Introduction de Benjamin Coriat

Benjamin Coriat commence par évoquer sa lecture d'Ostrom1. Ostrom ne s'intéresse pas seulement aux petits communs, elle a également travaillé sur l'eau et a fini par se pencher sur le climat. Elle souligne l'importance de l'échelle des communs et insiste sur la continuité des communs, qu'ils soient petits ou grands. Selon elle, il ne faut pas sous-estimer la valeur des petits communs.
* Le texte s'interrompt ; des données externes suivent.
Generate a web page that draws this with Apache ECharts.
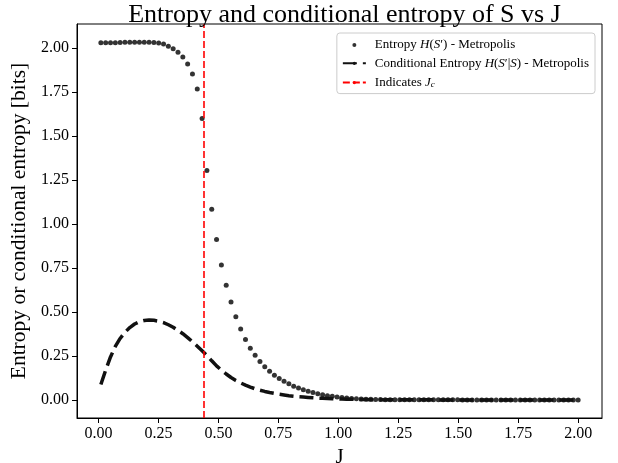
<!DOCTYPE html>
<html><head><meta charset="utf-8">
<script src="https://cdn.jsdelivr.net/npm/echarts@6/dist/echarts.min.js"></script>
<style>html,body{margin:0;padding:0;background:#fff}#c{width:618px;height:463px}</style>
</head><body><div id="c"></div>
<script>
const J = [0.0100,0.0301,0.0502,0.0703,0.0904,0.1105,0.1306,0.1507,0.1708,0.1909,
0.2110,0.2311,0.2512,0.2713,0.2914,0.3115,0.3316,0.3517,0.3718,0.3919,
0.4120,0.4321,0.4522,0.4723,0.4924,0.5125,0.5326,0.5527,0.5728,0.5929,
0.6130,0.6331,0.6532,0.6733,0.6934,0.7135,0.7336,0.7537,0.7738,0.7939,
0.8140,0.8341,0.8542,0.8743,0.8944,0.9145,0.9346,0.9547,0.9748,0.9949,
1.0151,1.0352,1.0553,1.0754,1.0955,1.1156,1.1357,1.1558,1.1759,1.1960,
1.2161,1.2362,1.2563,1.2764,1.2965,1.3166,1.3367,1.3568,1.3769,1.3970,
1.4171,1.4372,1.4573,1.4774,1.4975,1.5176,1.5377,1.5578,1.5779,1.5980,
1.6181,1.6382,1.6583,1.6784,1.6985,1.7186,1.7387,1.7588,1.7789,1.7990,
1.8191,1.8392,1.8593,1.8794,1.8995,1.9196,1.9397,1.9598,1.9799,2.0000];

const entropy = [2.030,2.030,2.031,2.031,2.032,2.033,2.034,2.034,2.034,2.034,
2.033,2.032,2.029,2.023,2.011,1.997,1.977,1.949,1.910,1.853,
1.768,1.600,1.305,1.084,0.912,0.768,0.653,0.557,0.473,0.404,
0.344,0.295,0.255,0.219,0.189,0.164,0.141,0.123,0.107,0.093,
0.079,0.068,0.058,0.050,0.043,0.036,0.030,0.025,0.021,0.017,
0.014,0.011,0.009,0.007,0.006,0.005,0.004,0.003,0.003,0.002,
0.002,0.002,0.001,0.001,0.001,0.001,0.001,0.001,0.001,0.001,
0.001,0.001,0.001,0.001,0.001,0.000,0.000,0.000,0.000,0.000,
0.000,0.000,0.000,0.000,0.000,0.000,0.000,0.000,0.000,0.000,
0.000,0.000,0.000,0.000,0.000,0.000,0.000,0.000,0.000,0.000];

const condEntropy = [0.088,0.170,0.245,0.305,0.350,0.385,0.412,0.432,0.445,0.452,
0.455,0.453,0.448,0.440,0.428,0.414,0.396,0.377,0.355,0.331,
0.306,0.280,0.253,0.223,0.194,0.170,0.148,0.128,0.111,0.097,
0.085,0.074,0.064,0.056,0.049,0.043,0.038,0.033,0.029,0.025,
0.022,0.019,0.017,0.015,0.013,0.011,0.010,0.009,0.008,0.007,
0.006,0.005,0.004,0.004,0.003,0.003,0.002,0.002,0.002,0.001,
0.001,0.001,0.001,0.001,0.001,0.001,0.001,0.001,0.001,0.001,
0.000,0.000,0.000,0.000,0.000,0.000,0.000,0.000,0.000,0.000,
0.000,0.000,0.000,0.000,0.000,0.000,0.000,0.000,0.000,0.000,
0.000,0.000,0.000,0.000,0.000,0.000,0.000,0.000,0.000,0.000];

const xTicks = [0, 0.25, 0.5, 0.75, 1.0, 1.25, 1.5, 1.75, 2.0];
const yTicks = [0, 0.25, 0.5, 0.75, 1.0, 1.25, 1.5, 1.75, 2.0];
const JC = 0.4407;

const FONT = '"Liberation Serif", "DejaVu Serif", serif';
const chart = echarts.init(document.getElementById('c'), null, {renderer: 'canvas'});
const legendText = {
  entropy: 'Entropy {i|H}({i|S}\u2032) - Metropolis',
  cond: 'Conditional Entropy {i|H}({i|S}\u2032|{i|S}) - Metropolis',
  jc: 'Indicates {i|J}{sub|c}'
};
chart.setOption({
  animation: false,
  backgroundColor: '#fff',
  title: {
    text: 'Entropy and conditional entropy of S vs J',
    left: 339.5, textAlign: 'center', top: -3,
    textStyle: {fontFamily: FONT, fontSize: 26, fontWeight: 'normal', color: '#000'}
  },
  grid: {left: 77, right: 16, top: 24, bottom: 45, containLabel: false, outerBoundsMode: 'none',
    show: true, borderColor: '#000', borderWidth: 1, backgroundColor: 'transparent'},
  legend: {
    orient: 'vertical', right: 23, top: 33,
    padding: [5, 6, 4, 5], itemGap: 4.3, itemWidth: 23, itemHeight: 4,
    borderColor: '#cccccc', borderWidth: 1, borderRadius: 3, backgroundColor: 'rgba(255,255,255,0.8)',
    textStyle: {fontFamily: FONT, fontSize: 13, color: '#000', lineHeight: 14, padding: [0, 0, 0, 4],
      rich: {i: {fontFamily: FONT, fontStyle: 'italic', fontSize: 13, lineHeight: 14},
             sub: {fontFamily: FONT, fontStyle: 'italic', fontSize: 9, lineHeight: 14, verticalAlign: 'bottom', padding: [6,0,0,0]}}},
    formatter: (n) => legendText[n],
    data: [
      {name: 'entropy', icon: 'circle', itemStyle: {color: '#000'}},
      {name: 'cond'},
      {name: 'jc'}
    ]
  },
  xAxis: {
    type: 'value', min: -0.0895, max: 2.0995,
    name: 'J', nameLocation: 'middle', nameGap: 13,
    nameTextStyle: {fontFamily: FONT, fontSize: 21, color: '#000'},
    splitLine: {show: false},
    axisLine: {show: true, onZero: false, lineStyle: {color: '#000', width: 1}},
    axisTick: {show: true, length: 5, lineStyle: {color: '#000'}, customValues: xTicks},
    axisLabel: {customValues: xTicks, margin: 8, fontFamily: FONT, fontSize: 16, color: '#000',
      formatter: (v) => v.toFixed(2)}
  },
  yAxis: {
    type: 'value', min: -0.102, max: 2.137,
    name: 'Entropy or conditional entropy [bits]', nameLocation: 'middle', nameGap: 44,
    nameTextStyle: {fontFamily: FONT, fontSize: 21.5, color: '#000'},
    splitLine: {show: false},
    axisLine: {show: true, onZero: false, lineStyle: {color: '#000', width: 1}},
    axisTick: {show: true, length: 5, lineStyle: {color: '#000'}, customValues: yTicks},
    axisLabel: {customValues: yTicks, margin: 8, fontFamily: FONT, fontSize: 16, color: '#000',
      formatter: (v) => v.toFixed(2)}
  },
  series: [
    {name: 'entropy', type: 'scatter', symbol: 'circle', symbolSize: 5,
     itemStyle: {color: '#000'}, z: 2,
     data: J.map((x, i) => [x, entropy[i]])},
    {name: 'cond', type: 'line', symbol: 'none', showSymbol: false, z: 3,
     lineStyle: {color: '#111', width: 3.5, type: [14, 6]}, itemStyle: {color: '#111'},
     data: J.map((x, i) => [x, condEntropy[i]])},
    {name: 'jc', type: 'line', symbol: 'none', data: [], z: 4,
     lineStyle: {color: '#ff0000', width: 1.6, type: [7, 3]}, itemStyle: {color: '#ff0000'},
     markLine: {silent: true, symbol: 'none', label: {show: false}, animation: false,
       lineStyle: {color: '#ff0000', width: 1.6, type: [7, 3]},
       data: [{xAxis: JC}]}}
  ]
});
</script></body></html>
L'échelle des communs selon Coriat :

  • Petit commun : il s'agit d'une pêcherie ou d'une ressource commune. Les droits et les obligations sont définis, ainsi qu'une gouvernance pour faire respecter ces règles. Le point central du petit commun est la gestion de l'accès et de la préservation pour les générations futures, tout en précisant l'accès et la qualité du bien pour tous les utilisateurs.
  • Commun de grande dimension : également appelé Open Commons, il s'agit de communs qui ne sont pas gérés par de petites communautés, mais par une réglementation publique (ce qui est le plus proche de la chose commune) : canaux, voies de circulation, réseau hertzien non privatisé. Ces communs concernent des communautés diffuses et non précisées. La réglementation vérifie qu'il n'y a pas d'asymétrie entre les utilisateurs et qu'il n'y a pas de discrimination. Par exemple, les trottoirs ont été réglementés quand les trottinettes électriques ont été introduites.
  • Grand communs : Rodota2 et Ostrom ont proposé des rapprochements. La réponse n'est pas identique mais complémentaire.
    • Rodota : respecter les droits des citoyens à la gouvernance. Cette proposition se distingue des Open Commons.
    • Ostrom : cette proposition va plus loin ou est complémentaire. Elle propose une gouvernance polycentrique. Quand on est confronté à un problème global comme le climat ou l'océan, une réglementation générale peut être mise en place, mais elle ne sera jamais suffisante. Il faut également impliquer les communautés de base et les citoyens pour organiser cette gouvernance polycentrique. Plusieurs entités sont impliquées, toutes ces communautés opèrent sous un ensemble de réglementations et de lois, ont un objectif commun (comme la convention citoyenne climat) ainsi qu'un ensemble de recommandations et d'incitations. Ce n'est pas l'absence de l'Etat, mais l'insertion de réglementations.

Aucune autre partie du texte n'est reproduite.